Anyway, Zod realized what the orb was and sent it back into our world to ensure that Superman would somehow be drawn back in the Phantom Zone: presumably, that's when it made its way into the hands of the Middle Eastern despot who used it cause the Vanishing. It's all a bit convoluted, but it can be puzzled through eventually. But it just doesn't work for me; it's too complicated to resonate effectively. This world Superman constructs-- Metropia-- represents his ability to atone for his father's "sins", so what does it mean that Zod, another of his father's "sins", populates it for him indirectly and smashes it up? Um...

The other problem with this book is Father Daniel Leone. The center of Volume One were the conversations between him and Superman, as both attempt to navigate their places in the world, as both are the people everyone looks to for help, leaving them with no one to look to. A beautiful relationship was being built there, with each of them as each other's confessor. Yet here, that is all cast aside. They barely talk, and Daniel falls into the hands of arch-mercenary Mr. Orr, who augments him into a replacement for the super-solider Equus, called "Pilate". Um, why? We're told that the fact that Daniel has cancer assists the mutation, but surely there are many more people with cancer, almost all of them more skilled at combat than a Catholic priest? The character is almost cruelly discarded by Azzarello here, becoming a pointless nobody in short order. I mean, there's a neat moment where Pilate saves Superman by figuring out how to send the orb back to him again, but this could have been so much better. What a waste. All that build-up in Volume One was for nothing.

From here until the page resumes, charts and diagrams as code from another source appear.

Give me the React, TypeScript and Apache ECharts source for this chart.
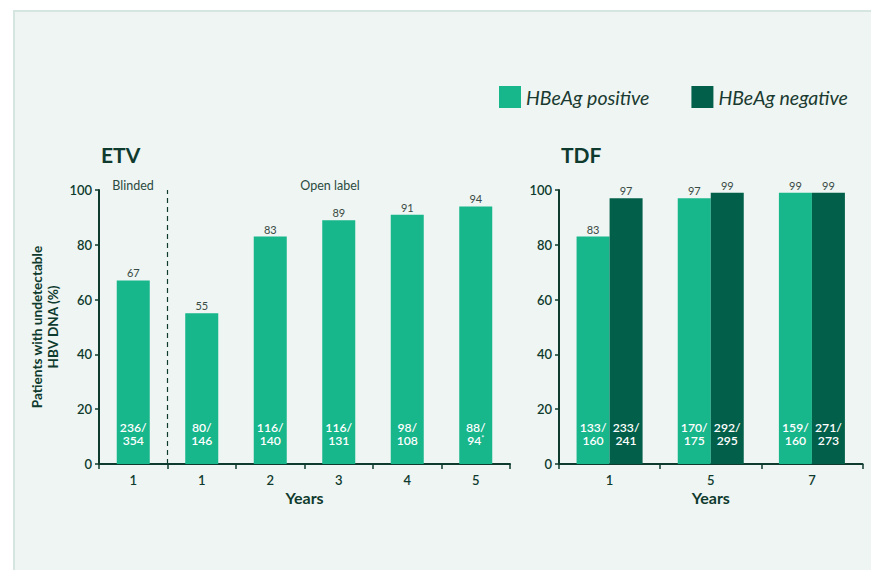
import React, { useEffect, useRef } from "react";
import * as echarts from "echarts";

const etvYears = ["1", "1", "2", "3", "4", "5"];
const etvValues = [67, 55, 83, 89, 91, 94];
const etvResponders = [236, 80, 116, 116, 98, 88];
const etvTotals = [354, 146, 140, 131, 108, 94];
const etvFootnotes = ["", "", "", "", "", "*"];
const etvBlindedCount = 1; // number of blinded categories before the divider

const tdfYears = ["1", "5", "7"];
const tdfPositive = [83, 97, 99];
const tdfNegative = [97, 99, 99];
const tdfPosResponders = [133, 170, 159];
const tdfPosTotals = [160, 175, 160];
const tdfNegResponders = [233, 292, 271];
const tdfNegTotals = [241, 295, 273];

const yMin = 0;
const yMax = 100;
const yInterval = 20;

const LIGHT = "#17b68b";
const DARK = "#02604a";
const INK = "#0f3a2e";
const FONT = "Lato";

const nLabel = (resp: number[], tot: number[], foot?: string[]) => (p: any) => {
  const i = p.dataIndex;
  const f = foot && foot[i] ? `{s|${foot[i]}}` : "";
  return `{n|${resp[i]}/}\n{n|${tot[i]}}${f}`;
};

const nRich = {
  n: { color: "#ffffff", fontSize: 12.2, fontWeight: 600, lineHeight: 12.5, fontFamily: FONT },
  s: { color: "#ffffff", fontSize: 7, lineHeight: 12.5, fontFamily: FONT, verticalAlign: "top" as const },
};

const topLabel = {
  show: true,
  position: "top" as const,
  distance: 2,
  color: "#3a4a44",
  fontSize: 11,
  fontFamily: FONT,
};

const insideLabel = (fmt: any) => ({
  show: true,
  position: "insideBottom" as const,
  distance: 17.5,
  formatter: fmt,
  rich: nRich,
});

const baseY = (gridIndex: number, withName: boolean) => ({
  type: "value" as const,
  gridIndex,
  min: yMin,
  max: yMax,
  interval: yInterval,
  name: withName ? "Patients with undetectable\nHBV DNA (%)" : "",
  nameLocation: "middle" as const,
  nameGap: 38,
  nameRotate: 90,
  nameTextStyle: { color: INK, fontSize: 13.6, fontWeight: "bold" as const, fontFamily: FONT, lineHeight: 16 },
  axisLine: { show: true, lineStyle: { color: INK, width: 2 } },
  axisTick: { show: true, length: 4, lineStyle: { color: INK, width: 1.5 } },
  axisLabel: { color: INK, fontSize: 13, fontWeight: 600, fontFamily: FONT, margin: 7 },
  splitLine: { show: false },
});

const baseX = (gridIndex: number, data: string[]) => ({
  type: "category" as const,
  gridIndex,
  data,
  name: "Years",
  nameLocation: "middle" as const,
  nameGap: 25,
  nameTextStyle: { color: INK, fontSize: 16, fontWeight: "bold" as const, fontFamily: FONT },
  axisLine: { show: true, lineStyle: { color: INK, width: 2 } },
  axisTick: { show: true, length: 5, lineStyle: { color: INK, width: 1.5 } },
  axisLabel: { color: INK, fontSize: 13, fontWeight: 600, fontFamily: FONT, margin: 9 },
  splitLine: { show: false },
});

export default function App() {
  const ref = useRef<HTMLDivElement>(null);

  useEffect(() => {
    document.body.style.margin = "0";
    const chart = echarts.init(ref.current!, null, { renderer: "svg" });
    chart.setOption({
      animation: false,
      backgroundColor: "transparent",
      textStyle: { fontFamily: FONT },
      title: [
        { text: "ETV", left: 101, top: 144, padding: 0, textStyle: { color: INK, fontSize: 21, fontWeight: "bold", fontFamily: FONT } },
        { text: "TDF", left: 561, top: 144, padding: 0, textStyle: { color: INK, fontSize: 21, fontWeight: "bold", fontFamily: FONT } },
      ],
      legend: {
        data: ["HBeAg positive", "HBeAg negative"],
        left: 499,
        top: 86,
        padding: 0,
        itemWidth: 22,
        itemHeight: 22,
        itemGap: 42,
        icon: "rect",
        selectedMode: false,
        textStyle: { color: "#1a3a31", fontSize: 19.5, fontStyle: "italic", fontFamily: FONT },
      },
      grid: [
        { left: 99, top: 190, width: 411, height: 274, containLabel: false },
        { left: 559, top: 190, width: 303.5, height: 274, containLabel: false },
      ],
      xAxis: [
        baseX(0, etvYears),
        baseX(1, tdfYears),
        { type: "category", gridIndex: 0, data: etvYears, show: false },
        { type: "category", gridIndex: 1, data: tdfYears, show: false },
        { type: "value", gridIndex: 0, min: 0, max: etvYears.length, show: false },
      ],
      yAxis: [baseY(0, true), baseY(1, false)],
      graphic: [
        { type: "text", x: 133, y: 185, style: { text: "Blinded", fill: "#2a4a40", fontSize: 12.5, fontFamily: FONT, textAlign: "center", textVerticalAlign: "middle" } },
        { type: "text", x: 330, y: 185, style: { text: "Open label", fill: "#2a4a40", fontSize: 12.5, fontFamily: FONT, textAlign: "center", textVerticalAlign: "middle" } },
      ],
      series: [
        {
          name: "ETV",
          type: "bar",
          xAxisIndex: 0,
          yAxisIndex: 0,
          data: etvValues,
          barWidth: 33,
          itemStyle: { color: LIGHT },
          label: topLabel,
        },
        {
          name: "HBeAg positive",
          type: "bar",
          xAxisIndex: 1,
          yAxisIndex: 1,
          data: tdfPositive,
          barWidth: 33,
          barGap: "0%",
          itemStyle: { color: LIGHT },
          label: topLabel,
        },
        {
          name: "HBeAg negative",
          type: "bar",
          xAxisIndex: 1,
          yAxisIndex: 1,
          data: tdfNegative,
          barWidth: 33,
          barGap: "0%",
          itemStyle: { color: DARK },
          label: topLabel,
        },
        {
          name: "etvN",
          type: "bar",
          xAxisIndex: 2,
          yAxisIndex: 0,
          data: etvValues,
          barWidth: 33,
          silent: true,
          itemStyle: { color: "transparent" },
          label: insideLabel(nLabel(etvResponders, etvTotals, etvFootnotes)),
        },
        {
          name: "tdfPosN",
          type: "bar",
          xAxisIndex: 3,
          yAxisIndex: 1,
          data: tdfPositive,
          barWidth: 33,
          barGap: "0%",
          silent: true,
          itemStyle: { color: "transparent" },
          label: insideLabel(nLabel(tdfPosResponders, tdfPosTotals)),
        },
        {
          name: "tdfNegN",
          type: "bar",
          xAxisIndex: 3,
          yAxisIndex: 1,
          data: tdfNegative,
          barWidth: 33,
          barGap: "0%",
          silent: true,
          itemStyle: { color: "transparent" },
          label: insideLabel(nLabel(tdfNegResponders, tdfNegTotals)),
        },
        {
          name: "divider",
          type: "line",
          xAxisIndex: 4,
          yAxisIndex: 0,
          data: [
            [etvBlindedCount, yMin],
            [etvBlindedCount, yMax],
          ],
          symbol: "none",
          silent: true,
          z: 1,
          lineStyle: { color: INK, width: 1.2, type: [5, 4] },
        },
      ],
    });
    return () => chart.dispose();
  }, []);

  return (
    <div style={{ position: "fixed", left: 0, top: 0, width: 871, height: 570, background: "#ffffff", overflow: "hidden" }}>
      <div
        style={{
          position: "absolute",
          left: 13,
          top: 10,
          width: 856,
          height: 580,
          background: "#eef5f2",
          borderLeft: "2px solid #d4e6df",
          borderTop: "2px solid #d4e6df",
          borderRight: "2px solid #d4e6df",
        }}
      />
      <div ref={ref} style={{ position: "absolute", left: 0, top: 0, width: 871, height: 570 }} />
    </div>
  );
}
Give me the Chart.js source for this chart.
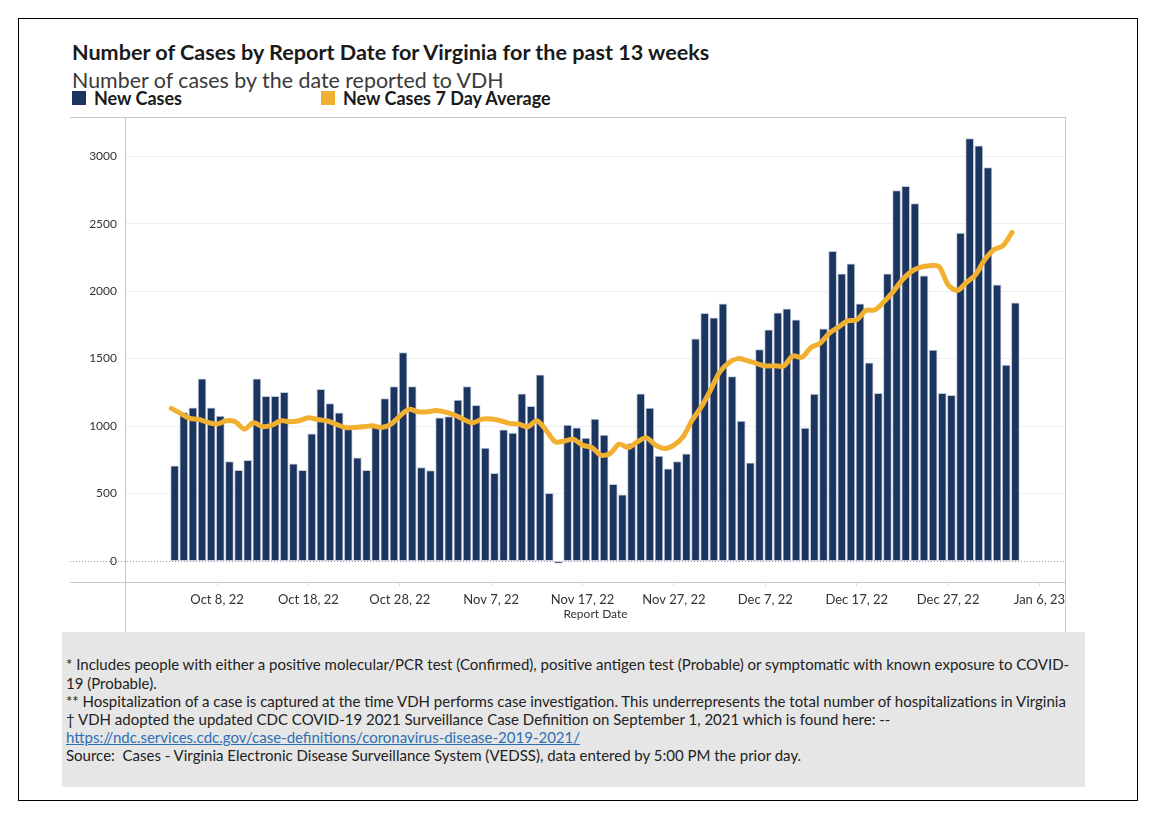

Equus is still dumb, too. Other weird things include Mr. Orr's dealing with the mystic lady, who was never explained in any capacity, and his ability to manipulate Wonder Woman, who ought to know better. I did like that Wonder Woman came to stop Superman from reactivating the orb and sending himself into the Phantom Zone, though, and the Superman/Wonder Woman battle here worked pretty well, especially in its ending.

This does lead me to another point: Wonder Woman has nice legs. In fact, every woman drawn by Jim Lee has nice legs. And Lee wastes no opportunity to show them to you. Wonder Woman wears an improbably short skirt, and this skirt flies upwards at ever opportunity during combat. We even get the occasional glimpse of panties. Classy. Lois Lane is similarly sexualized. Apart from Clark in Metropia, where everyone else wears baggy clothes, she spends her time in a tiny shift that shows off both her legs and ample cleavage. While going tree-climbing. Why? Goodness knows. At least Superman gets his fair share of shirtless time in, too. Other than that complaint, though, Lee's art is typically gorgeous.

I wanted to like this story, I really did. And Volume One is still fantastic. But this volume neglects what made the first one work so well, and muddies the waters with the completely unneeded additions of General Zod and Pilate. A disappointing conclusion to what ought to have been a fantastic story, For Tomorrow does at least end with a great line from Superman: "I will always be there to save you. Because I am Superman. Believe that, until the end. The End. I wonder, when it comes... who will save me?" (Man, Azzarello's characters tend to talk in clipped, dramatic pronouncements. Oh well.)